"""

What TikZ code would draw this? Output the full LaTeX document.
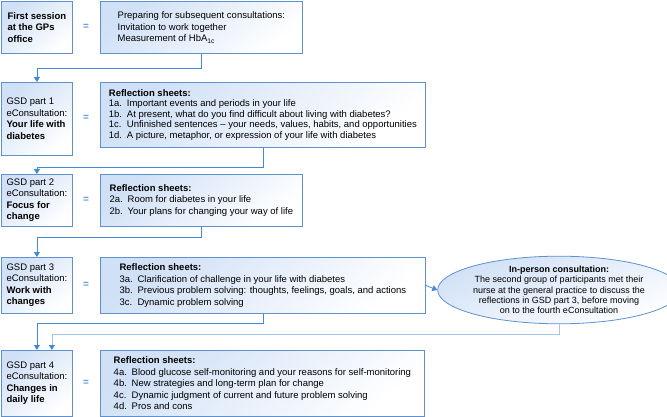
\documentclass[tikz,border=0pt]{standalone}
\usepackage{fontspec}
\setmainfont{Liberation Sans}
\usetikzlibrary{arrows.meta,shapes.geometric}

\definecolor{edgeblue}{RGB}{95,145,205}
\definecolor{fillblue}{RGB}{208,224,246}
\definecolor{linkblue}{RGB}{70,135,215}
\definecolor{paleblue}{RGB}{165,198,236}
\definecolor{eqblue}{RGB}{90,150,215}

\tikzset{
  box/.style={draw=edgeblue, line width=0.8pt, top color=fillblue, bottom color=white,
    shading angle=40, anchor=north west, inner sep=0pt, align=left,
    font=\fontsize{9.5}{11.5}\selectfont},
  consult/.style={ellipse, draw=edgeblue, line width=0.8pt, top color=fillblue,
    bottom color=white, shading angle=20, inner sep=0pt, align=center,
    font=\fontsize{9}{10.3}\selectfont},
  equal/.style={text=eqblue, font=\bfseries\fontsize{10}{12}\selectfont},
  link/.style={draw=linkblue, line width=0.8pt},
  tip/.style={-{Triangle[length=5pt,width=6pt,color=linkblue]}},
}
\newcommand{\sheet}[2]{\makebox[18pt][l]{#1.}#2}

\begin{document}
\begin{tikzpicture}[x=1pt,y=-1pt]
\useasboundingbox (0,0) rectangle (667,417);

% first session
\node[box, minimum width=71pt, minimum height=52pt] (l1) at (1,1)
  {\textbf{First session}\\\textbf{at the GPs}\\\textbf{office}};
\node[equal] (e1) at (86,27) {=};
\node[box, minimum width=202pt, minimum height=52pt] (r1) at (100,1)
  {Preparing for subsequent consultations:\\Invitation to work together\\Measurement of HbA\textsubscript{1c}};

% part 1
\node[box, minimum width=71pt, minimum height=73pt] (l2) at (1,82)
  {GSD part 1\\eConsultation:\\\textbf{Your life with}\\\textbf{diabetes}};
\node[equal] (e2) at (86,118) {=};
\node[box, minimum width=325pt, minimum height=65pt, font=\fontsize{9.5}{10.5}\selectfont] (r2) at (100,82)
  {\textbf{Reflection sheets:}\\
   \sheet{1a}{Important events and periods in your life}\\
   \sheet{1b}{At present, what do you find difficult about living with diabetes?}\\
   \sheet{1c}{Unfinished sentences -- your needs, values, habits, and opportunities}\\
   \sheet{1d}{A picture, metaphor, or expression of your life with diabetes}};

% part 2
\node[box, minimum width=71pt, minimum height=52pt] (l3) at (1,174)
  {GSD part 2\\eConsultation:\\\textbf{Focus for}\\\textbf{change}};
\node[equal] (e3) at (86,200) {=};
\node[box, minimum width=202pt, minimum height=52pt] (r3) at (100,174)
  {\textbf{Reflection sheets:}\\
   \sheet{2a}{Room for diabetes in your life}\\
   \sheet{2b}{Your plans for changing your way of life}};

% part 3
\node[box, minimum width=71pt, minimum height=56pt] (l4) at (1,257)
  {GSD part 3\\eConsultation:\\\textbf{Work with}\\\textbf{changes}};
\node[equal] (e4) at (86,285) {=};
\node[box, minimum width=325pt, minimum height=56pt] (r4) at (100,257)
  {\textbf{Reflection sheets:}\\
   \sheet{3a}{Clarification of challenge in your life with diabetes}\\
   \sheet{3b}{Previous problem solving: thoughts, feelings, goals, and actions}\\
   \sheet{3c}{Dynamic problem solving}};

% in-person consultation
\node[consult, minimum width=212pt, minimum height=66pt] (ell) at (559,290)
  {\textbf{In-person consultation:}\\
   The second group of participants met their\\
   nurse at the general practice to discuss the\\
   reflections in GSD part 3, before moving\\
   on to the fourth eConsultation};

% part 4
\node[box, minimum width=71pt, minimum height=66pt] (l5) at (1,350)
  {GSD part 4\\eConsultation:\\\textbf{Changes in}\\\textbf{daily life}};
\node[equal] (e5) at (86,383) {=};
\node[box, minimum width=324pt, minimum height=66pt] (r5) at (100,350)
  {\textbf{Reflection sheets:}\\
   \sheet{4a}{Blood glucose self-monitoring and your reasons for self-monitoring}\\
   \sheet{4b}{New strategies and long-term plan for change}\\
   \sheet{4c}{Dynamic judgment of current and future problem solving}\\
   \sheet{4d}{Pros and cons}};

% connectors
\draw[link,tip] (r1.south) -- ++(0,15) -| (l2.north);
\draw[link,tip] (r2.south) -- ++(0,20) -| (l3.north);
\draw[link,tip] (r3.south) -- ++(0,11) -| (l4.north);
\draw[link,tip] (r4.east) -- (ell.west);
\draw[link,tip] (r4.south) -- ++(0,10) -| (l5.north);
\draw[link,draw=paleblue,tip] (ell.south) -- ++(0,10) -| ([xshift=15pt]l5.north);
\end{tikzpicture}
\end{document}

"""

EXERCISE TASK
Omit every picture, then reproduce the rest of the listing exactly.

WRITTEN REPLY
What TikZ code would draw this? Output the full LaTeX document.
\documentclass[tikz,border=0pt]{standalone}
\usepackage{fontspec}
\setmainfont{Liberation Sans}
\usetikzlibrary{arrows.meta,shapes.geometric}

\definecolor{edgeblue}{RGB}{95,145,205}
\definecolor{fillblue}{RGB}{208,224,246}
\definecolor{linkblue}{RGB}{70,135,215}
\definecolor{paleblue}{RGB}{165,198,236}
\definecolor{eqblue}{RGB}{90,150,215}

\tikzset{
  box/.style={draw=edgeblue, line width=0.8pt, top color=fillblue, bottom color=white,
    shading angle=40, anchor=north west, inner sep=0pt, align=left,
    font=\fontsize{9.5}{11.5}\selectfont},
  consult/.style={ellipse, draw=edgeblue, line width=0.8pt, top color=fillblue,
    bottom color=white, shading angle=20, inner sep=0pt, align=center,
    font=\fontsize{9}{10.3}\selectfont},
  equal/.style={text=eqblue, font=\bfseries\fontsize{10}{12}\selectfont},
  link/.style={draw=linkblue, line width=0.8pt},
  tip/.style={-{Triangle[length=5pt,width=6pt,color=linkblue]}},
}
\newcommand{\sheet}[2]{\makebox[18pt][l]{#1.}#2}

\begin{document}
\begin{tikzpicture}[x=1pt,y=-1pt]
\useasboundingbox (0,0) rectangle (667,417);

% first session
\node[box, minimum width=71pt, minimum height=52pt] (l1) at (1,1)
  {\textbf{First session}\\\textbf{at the GPs}\\\textbf{office}};
\node[equal] (e1) at (86,27) {=};
\node[box, minimum width=202pt, minimum height=52pt] (r1) at (100,1)
  {Preparing for subsequent consultations:\\Invitation to work together\\Measurement of HbA\textsubscript{1c}};

% part 1
\node[box, minimum width=71pt, minimum height=73pt] (l2) at (1,82)
  {GSD part 1\\eConsultation:\\\textbf{Your life with}\\\textbf{diabetes}};
\node[equal] (e2) at (86,118) {=};
\node[box, minimum width=325pt, minimum height=65pt, font=\fontsize{9.5}{10.5}\selectfont] (r2) at (100,82)
  {\textbf{Reflection sheets:}\\
   \sheet{1a}{Important events and periods in your life}\\
   \sheet{1b}{At present, what do you find difficult about living with diabetes?}\\
   \sheet{1c}{Unfinished sentences -- your needs, values, habits, and opportunities}\\
   \sheet{1d}{A picture, metaphor, or expression of your life with diabetes}};

% part 2
\node[box, minimum width=71pt, minimum height=52pt] (l3) at (1,174)
  {GSD part 2\\eConsultation:\\\textbf{Focus for}\\\textbf{change}};
\node[equal] (e3) at (86,200) {=};
\node[box, minimum width=202pt, minimum height=52pt] (r3) at (100,174)
  {\textbf{Reflection sheets:}\\
   \sheet{2a}{Room for diabetes in your life}\\
   \sheet{2b}{Your plans for changing your way of life}};

% part 3
\node[box, minimum width=71pt, minimum height=56pt] (l4) at (1,257)
  {GSD part 3\\eConsultation:\\\textbf{Work with}\\\textbf{changes}};
\node[equal] (e4) at (86,285) {=};
\node[box, minimum width=325pt, minimum height=56pt] (r4) at (100,257)
  {\textbf{Reflection sheets:}\\
   \sheet{3a}{Clarification of challenge in your life with diabetes}\\
   \sheet{3b}{Previous problem solving: thoughts, feelings, goals, and actions}\\
   \sheet{3c}{Dynamic problem solving}};

% in-person consultation
\node[consult, minimum width=212pt, minimum height=66pt] (ell) at (559,290)
  {\textbf{In-person consultation:}\\
   The second group of participants met their\\
   nurse at the general practice to discuss the\\
   reflections in GSD part 3, before moving\\
   on to the fourth eConsultation};

% part 4
\node[box, minimum width=71pt, minimum height=66pt] (l5) at (1,350)
  {GSD part 4\\eConsultation:\\\textbf{Changes in}\\\textbf{daily life}};
\node[equal] (e5) at (86,383) {=};
\node[box, minimum width=324pt, minimum height=66pt] (r5) at (100,350)
  {\textbf{Reflection sheets:}\\
   \sheet{4a}{Blood glucose self-monitoring and your reasons for self-monitoring}\\
   \sheet{4b}{New strategies and long-term plan for change}\\
   \sheet{4c}{Dynamic judgment of current and future problem solving}\\
   \sheet{4d}{Pros and cons}};

% connectors
\draw[link,tip] (r1.south) -- ++(0,15) -| (l2.north);
\draw[link,tip] (r2.south) -- ++(0,20) -| (l3.north);
\draw[link,tip] (r3.south) -- ++(0,11) -| (l4.north);
\draw[link,tip] (r4.east) -- (ell.west);
\draw[link,tip] (r4.south) -- ++(0,10) -| (l5.north);
\draw[link,draw=paleblue,tip] (ell.south) -- ++(0,10) -| ([xshift=15pt]l5.north);
\end{tikzpicture}
\end{document}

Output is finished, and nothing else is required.